Emit the exact text of every line from the line with "Emit a LaTeX" to the line with "(312,51) -- (1070,51);", both ends included. No other output is expected.

##### Given records #####

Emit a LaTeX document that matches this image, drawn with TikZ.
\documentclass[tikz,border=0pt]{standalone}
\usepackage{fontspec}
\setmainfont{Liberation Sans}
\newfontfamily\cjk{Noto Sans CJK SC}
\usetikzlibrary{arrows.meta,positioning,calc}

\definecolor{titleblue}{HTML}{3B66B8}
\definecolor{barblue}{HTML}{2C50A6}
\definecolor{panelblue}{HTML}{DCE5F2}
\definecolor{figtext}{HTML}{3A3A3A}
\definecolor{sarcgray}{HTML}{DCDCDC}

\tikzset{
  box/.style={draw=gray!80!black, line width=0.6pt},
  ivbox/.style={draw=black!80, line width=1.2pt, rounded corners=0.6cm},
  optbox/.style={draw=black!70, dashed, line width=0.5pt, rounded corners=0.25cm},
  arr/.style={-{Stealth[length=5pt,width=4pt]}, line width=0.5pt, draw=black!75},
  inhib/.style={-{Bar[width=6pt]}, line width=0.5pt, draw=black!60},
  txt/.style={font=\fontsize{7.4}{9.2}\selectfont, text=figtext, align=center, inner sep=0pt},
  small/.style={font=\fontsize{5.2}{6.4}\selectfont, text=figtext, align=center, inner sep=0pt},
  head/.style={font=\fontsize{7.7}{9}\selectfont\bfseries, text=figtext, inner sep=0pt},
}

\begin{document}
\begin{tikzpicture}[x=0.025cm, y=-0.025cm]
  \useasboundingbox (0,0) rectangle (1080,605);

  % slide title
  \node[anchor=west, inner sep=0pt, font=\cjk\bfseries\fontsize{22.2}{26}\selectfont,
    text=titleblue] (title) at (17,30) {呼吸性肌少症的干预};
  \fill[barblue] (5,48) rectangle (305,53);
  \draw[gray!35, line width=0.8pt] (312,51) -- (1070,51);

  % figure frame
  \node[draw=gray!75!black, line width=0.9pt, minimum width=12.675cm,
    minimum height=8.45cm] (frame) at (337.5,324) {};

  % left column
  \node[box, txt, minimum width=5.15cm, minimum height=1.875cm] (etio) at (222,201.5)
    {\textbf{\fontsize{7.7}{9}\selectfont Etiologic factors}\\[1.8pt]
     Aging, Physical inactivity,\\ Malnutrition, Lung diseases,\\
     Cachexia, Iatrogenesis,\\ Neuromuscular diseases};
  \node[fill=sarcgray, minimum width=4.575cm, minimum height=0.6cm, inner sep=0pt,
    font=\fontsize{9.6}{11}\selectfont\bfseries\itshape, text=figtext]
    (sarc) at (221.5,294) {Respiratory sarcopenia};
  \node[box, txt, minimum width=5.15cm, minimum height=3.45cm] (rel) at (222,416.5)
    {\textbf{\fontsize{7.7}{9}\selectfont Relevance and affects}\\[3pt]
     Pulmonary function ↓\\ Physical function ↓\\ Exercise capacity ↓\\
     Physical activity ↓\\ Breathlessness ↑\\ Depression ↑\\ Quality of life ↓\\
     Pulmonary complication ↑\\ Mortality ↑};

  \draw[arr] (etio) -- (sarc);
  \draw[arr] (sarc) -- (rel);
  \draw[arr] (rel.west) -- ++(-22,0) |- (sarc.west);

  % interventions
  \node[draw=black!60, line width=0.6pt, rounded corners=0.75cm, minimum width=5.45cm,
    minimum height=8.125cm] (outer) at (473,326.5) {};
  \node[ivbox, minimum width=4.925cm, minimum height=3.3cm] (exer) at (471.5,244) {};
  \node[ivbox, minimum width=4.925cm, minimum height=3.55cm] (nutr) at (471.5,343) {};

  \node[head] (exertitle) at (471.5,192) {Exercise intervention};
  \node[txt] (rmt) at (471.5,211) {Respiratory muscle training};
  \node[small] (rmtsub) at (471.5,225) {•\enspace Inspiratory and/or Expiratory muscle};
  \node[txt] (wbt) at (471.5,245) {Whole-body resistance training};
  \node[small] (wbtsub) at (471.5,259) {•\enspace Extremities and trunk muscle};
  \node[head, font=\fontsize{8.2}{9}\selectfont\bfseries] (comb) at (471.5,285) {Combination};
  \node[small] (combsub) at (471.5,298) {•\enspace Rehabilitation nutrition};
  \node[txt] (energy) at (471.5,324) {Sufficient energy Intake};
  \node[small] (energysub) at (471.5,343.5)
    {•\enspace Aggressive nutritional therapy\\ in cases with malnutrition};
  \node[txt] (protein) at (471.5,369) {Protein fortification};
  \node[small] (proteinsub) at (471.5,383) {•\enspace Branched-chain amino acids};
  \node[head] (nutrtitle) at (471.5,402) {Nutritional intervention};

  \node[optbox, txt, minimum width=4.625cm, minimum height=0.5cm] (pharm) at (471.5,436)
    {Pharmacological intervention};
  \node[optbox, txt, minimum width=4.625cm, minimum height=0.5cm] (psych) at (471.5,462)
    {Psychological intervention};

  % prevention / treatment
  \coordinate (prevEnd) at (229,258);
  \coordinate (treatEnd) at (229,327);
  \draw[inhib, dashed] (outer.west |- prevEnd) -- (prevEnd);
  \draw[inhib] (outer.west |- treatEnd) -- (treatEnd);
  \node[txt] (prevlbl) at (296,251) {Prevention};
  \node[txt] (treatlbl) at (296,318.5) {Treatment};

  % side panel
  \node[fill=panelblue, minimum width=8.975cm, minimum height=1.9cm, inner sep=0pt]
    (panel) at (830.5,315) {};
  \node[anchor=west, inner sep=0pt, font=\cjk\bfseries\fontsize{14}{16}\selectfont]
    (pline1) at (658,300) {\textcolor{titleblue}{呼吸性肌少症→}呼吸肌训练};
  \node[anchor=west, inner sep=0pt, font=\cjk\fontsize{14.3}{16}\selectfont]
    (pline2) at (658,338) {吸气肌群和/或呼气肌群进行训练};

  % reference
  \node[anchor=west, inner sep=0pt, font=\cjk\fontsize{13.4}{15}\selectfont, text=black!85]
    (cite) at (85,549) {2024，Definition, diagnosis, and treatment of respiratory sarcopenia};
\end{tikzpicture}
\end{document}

#####
##### Given records #####

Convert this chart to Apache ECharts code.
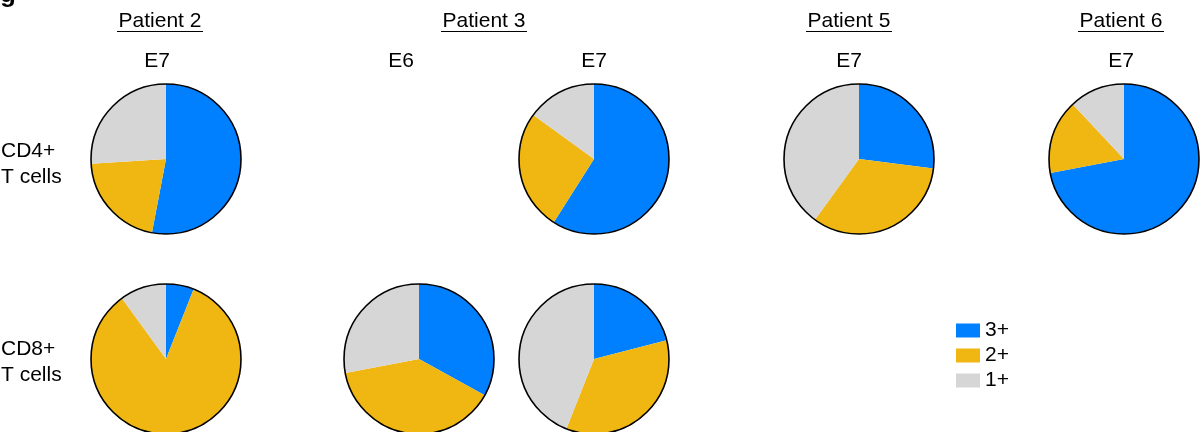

#####
##### Given records #####

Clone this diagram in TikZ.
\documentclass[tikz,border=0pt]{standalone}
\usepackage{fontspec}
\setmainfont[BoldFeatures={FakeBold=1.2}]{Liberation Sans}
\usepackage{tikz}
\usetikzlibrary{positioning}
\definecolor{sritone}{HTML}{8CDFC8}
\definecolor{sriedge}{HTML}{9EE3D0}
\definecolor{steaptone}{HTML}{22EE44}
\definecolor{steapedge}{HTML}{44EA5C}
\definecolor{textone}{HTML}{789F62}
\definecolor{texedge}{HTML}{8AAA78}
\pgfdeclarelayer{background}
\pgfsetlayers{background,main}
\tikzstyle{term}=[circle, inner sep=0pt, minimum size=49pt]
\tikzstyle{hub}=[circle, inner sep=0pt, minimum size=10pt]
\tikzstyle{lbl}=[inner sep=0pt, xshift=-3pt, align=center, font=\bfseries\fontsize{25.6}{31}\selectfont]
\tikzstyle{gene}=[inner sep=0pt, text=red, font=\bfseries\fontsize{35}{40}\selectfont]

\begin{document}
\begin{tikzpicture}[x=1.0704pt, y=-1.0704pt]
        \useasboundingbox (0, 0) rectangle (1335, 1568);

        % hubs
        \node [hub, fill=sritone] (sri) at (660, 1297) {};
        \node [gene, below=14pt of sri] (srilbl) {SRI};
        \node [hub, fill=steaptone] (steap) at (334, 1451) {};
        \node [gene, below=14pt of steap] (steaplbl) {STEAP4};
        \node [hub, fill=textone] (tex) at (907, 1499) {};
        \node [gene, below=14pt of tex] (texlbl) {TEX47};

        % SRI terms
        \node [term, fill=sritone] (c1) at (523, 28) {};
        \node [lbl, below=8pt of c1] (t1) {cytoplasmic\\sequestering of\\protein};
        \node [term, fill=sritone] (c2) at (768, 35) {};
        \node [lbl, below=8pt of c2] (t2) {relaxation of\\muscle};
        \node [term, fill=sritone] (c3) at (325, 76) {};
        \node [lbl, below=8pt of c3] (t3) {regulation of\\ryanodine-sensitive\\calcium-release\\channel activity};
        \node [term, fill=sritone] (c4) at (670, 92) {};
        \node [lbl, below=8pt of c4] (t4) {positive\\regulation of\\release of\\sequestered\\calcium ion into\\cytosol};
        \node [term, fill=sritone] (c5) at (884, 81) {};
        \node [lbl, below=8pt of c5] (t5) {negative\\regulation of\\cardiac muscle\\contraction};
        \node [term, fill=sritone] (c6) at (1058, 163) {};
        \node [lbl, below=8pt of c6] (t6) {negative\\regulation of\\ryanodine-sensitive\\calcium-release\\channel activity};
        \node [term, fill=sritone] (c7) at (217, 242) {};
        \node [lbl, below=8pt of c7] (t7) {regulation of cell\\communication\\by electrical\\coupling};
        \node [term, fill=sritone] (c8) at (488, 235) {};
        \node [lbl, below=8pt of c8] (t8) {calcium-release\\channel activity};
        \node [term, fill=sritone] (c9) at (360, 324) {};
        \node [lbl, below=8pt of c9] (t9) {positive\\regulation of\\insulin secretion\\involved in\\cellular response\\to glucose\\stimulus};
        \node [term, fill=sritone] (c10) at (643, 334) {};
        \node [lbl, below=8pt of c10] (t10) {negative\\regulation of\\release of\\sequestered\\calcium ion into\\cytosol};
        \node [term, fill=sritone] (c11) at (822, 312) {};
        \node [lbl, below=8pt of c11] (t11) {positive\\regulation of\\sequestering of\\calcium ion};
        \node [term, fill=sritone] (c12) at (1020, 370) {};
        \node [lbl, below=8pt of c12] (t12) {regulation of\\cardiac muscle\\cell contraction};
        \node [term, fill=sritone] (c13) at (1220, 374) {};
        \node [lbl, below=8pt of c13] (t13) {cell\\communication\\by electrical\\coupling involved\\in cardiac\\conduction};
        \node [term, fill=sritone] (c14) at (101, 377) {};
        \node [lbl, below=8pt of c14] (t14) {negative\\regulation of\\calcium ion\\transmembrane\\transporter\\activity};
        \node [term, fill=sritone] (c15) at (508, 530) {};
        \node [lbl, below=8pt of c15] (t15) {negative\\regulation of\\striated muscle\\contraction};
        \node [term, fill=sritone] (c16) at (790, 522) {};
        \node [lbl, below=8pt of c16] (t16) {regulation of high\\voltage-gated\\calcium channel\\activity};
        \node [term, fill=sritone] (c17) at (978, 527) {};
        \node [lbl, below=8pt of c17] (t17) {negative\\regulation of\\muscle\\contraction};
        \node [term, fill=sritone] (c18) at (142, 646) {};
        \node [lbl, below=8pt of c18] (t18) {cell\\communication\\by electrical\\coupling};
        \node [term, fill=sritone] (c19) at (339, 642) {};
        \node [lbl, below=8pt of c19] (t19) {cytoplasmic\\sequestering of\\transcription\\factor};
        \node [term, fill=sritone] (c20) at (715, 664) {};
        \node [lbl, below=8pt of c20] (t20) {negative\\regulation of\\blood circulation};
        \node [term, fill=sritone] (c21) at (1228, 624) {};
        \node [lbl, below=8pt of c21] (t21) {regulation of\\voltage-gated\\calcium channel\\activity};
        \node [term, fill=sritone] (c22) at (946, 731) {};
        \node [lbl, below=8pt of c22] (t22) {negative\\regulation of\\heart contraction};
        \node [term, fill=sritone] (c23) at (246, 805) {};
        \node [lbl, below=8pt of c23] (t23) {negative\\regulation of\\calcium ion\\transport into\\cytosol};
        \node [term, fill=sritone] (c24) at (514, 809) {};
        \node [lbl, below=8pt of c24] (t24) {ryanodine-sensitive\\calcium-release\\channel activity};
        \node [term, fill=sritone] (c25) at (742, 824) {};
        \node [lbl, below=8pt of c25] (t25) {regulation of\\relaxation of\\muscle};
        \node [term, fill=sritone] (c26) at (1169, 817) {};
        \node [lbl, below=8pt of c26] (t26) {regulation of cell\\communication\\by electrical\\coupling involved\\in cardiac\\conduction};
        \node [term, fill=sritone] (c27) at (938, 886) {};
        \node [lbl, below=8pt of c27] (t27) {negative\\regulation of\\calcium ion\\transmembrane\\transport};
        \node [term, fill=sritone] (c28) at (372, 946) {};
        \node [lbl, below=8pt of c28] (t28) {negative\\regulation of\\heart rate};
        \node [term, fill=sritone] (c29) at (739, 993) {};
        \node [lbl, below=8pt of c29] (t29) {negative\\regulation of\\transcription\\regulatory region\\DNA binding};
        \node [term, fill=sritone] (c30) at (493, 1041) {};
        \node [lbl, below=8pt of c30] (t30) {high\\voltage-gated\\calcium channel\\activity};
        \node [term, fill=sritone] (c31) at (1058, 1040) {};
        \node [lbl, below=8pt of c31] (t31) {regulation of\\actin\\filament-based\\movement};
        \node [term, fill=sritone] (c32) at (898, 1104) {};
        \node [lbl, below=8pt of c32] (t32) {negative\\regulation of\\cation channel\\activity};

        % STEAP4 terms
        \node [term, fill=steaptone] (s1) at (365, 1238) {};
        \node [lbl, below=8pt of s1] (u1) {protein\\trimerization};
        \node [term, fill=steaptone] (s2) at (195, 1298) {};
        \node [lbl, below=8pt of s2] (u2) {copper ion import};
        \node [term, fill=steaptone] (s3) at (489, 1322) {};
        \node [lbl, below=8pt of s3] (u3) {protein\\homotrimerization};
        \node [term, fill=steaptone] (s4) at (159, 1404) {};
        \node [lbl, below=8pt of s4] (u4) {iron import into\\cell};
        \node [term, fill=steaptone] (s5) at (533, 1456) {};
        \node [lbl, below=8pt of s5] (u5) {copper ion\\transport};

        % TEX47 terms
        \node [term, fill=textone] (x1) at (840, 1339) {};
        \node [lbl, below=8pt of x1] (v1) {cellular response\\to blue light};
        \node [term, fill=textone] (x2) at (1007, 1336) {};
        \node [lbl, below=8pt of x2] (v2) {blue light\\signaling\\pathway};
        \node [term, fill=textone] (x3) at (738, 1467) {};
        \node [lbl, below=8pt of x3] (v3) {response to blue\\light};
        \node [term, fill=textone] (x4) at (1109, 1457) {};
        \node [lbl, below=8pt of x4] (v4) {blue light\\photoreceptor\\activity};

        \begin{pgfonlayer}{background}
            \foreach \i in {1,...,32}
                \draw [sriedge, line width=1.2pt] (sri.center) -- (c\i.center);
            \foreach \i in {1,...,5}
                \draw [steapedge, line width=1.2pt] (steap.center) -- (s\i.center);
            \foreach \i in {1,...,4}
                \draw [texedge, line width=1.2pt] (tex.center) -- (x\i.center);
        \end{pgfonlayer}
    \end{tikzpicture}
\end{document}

#####

# Full answer:
Emit a LaTeX document that matches this image, drawn with TikZ.
\documentclass[tikz,border=0pt]{standalone}
\usepackage{fontspec}
\setmainfont{Liberation Sans}
\newfontfamily\cjk{Noto Sans CJK SC}
\usetikzlibrary{arrows.meta,positioning,calc}

\definecolor{titleblue}{HTML}{3B66B8}
\definecolor{barblue}{HTML}{2C50A6}
\definecolor{panelblue}{HTML}{DCE5F2}
\definecolor{figtext}{HTML}{3A3A3A}
\definecolor{sarcgray}{HTML}{DCDCDC}

\tikzset{
  box/.style={draw=gray!80!black, line width=0.6pt},
  ivbox/.style={draw=black!80, line width=1.2pt, rounded corners=0.6cm},
  optbox/.style={draw=black!70, dashed, line width=0.5pt, rounded corners=0.25cm},
  arr/.style={-{Stealth[length=5pt,width=4pt]}, line width=0.5pt, draw=black!75},
  inhib/.style={-{Bar[width=6pt]}, line width=0.5pt, draw=black!60},
  txt/.style={font=\fontsize{7.4}{9.2}\selectfont, text=figtext, align=center, inner sep=0pt},
  small/.style={font=\fontsize{5.2}{6.4}\selectfont, text=figtext, align=center, inner sep=0pt},
  head/.style={font=\fontsize{7.7}{9}\selectfont\bfseries, text=figtext, inner sep=0pt},
}

\begin{document}
\begin{tikzpicture}[x=0.025cm, y=-0.025cm]
  \useasboundingbox (0,0) rectangle (1080,605);

  % slide title
  \node[anchor=west, inner sep=0pt, font=\cjk\bfseries\fontsize{22.2}{26}\selectfont,
    text=titleblue] (title) at (17,30) {呼吸性肌少症的干预};
  \fill[barblue] (5,48) rectangle (305,53);
  \draw[gray!35, line width=0.8pt] (312,51) -- (1070,51);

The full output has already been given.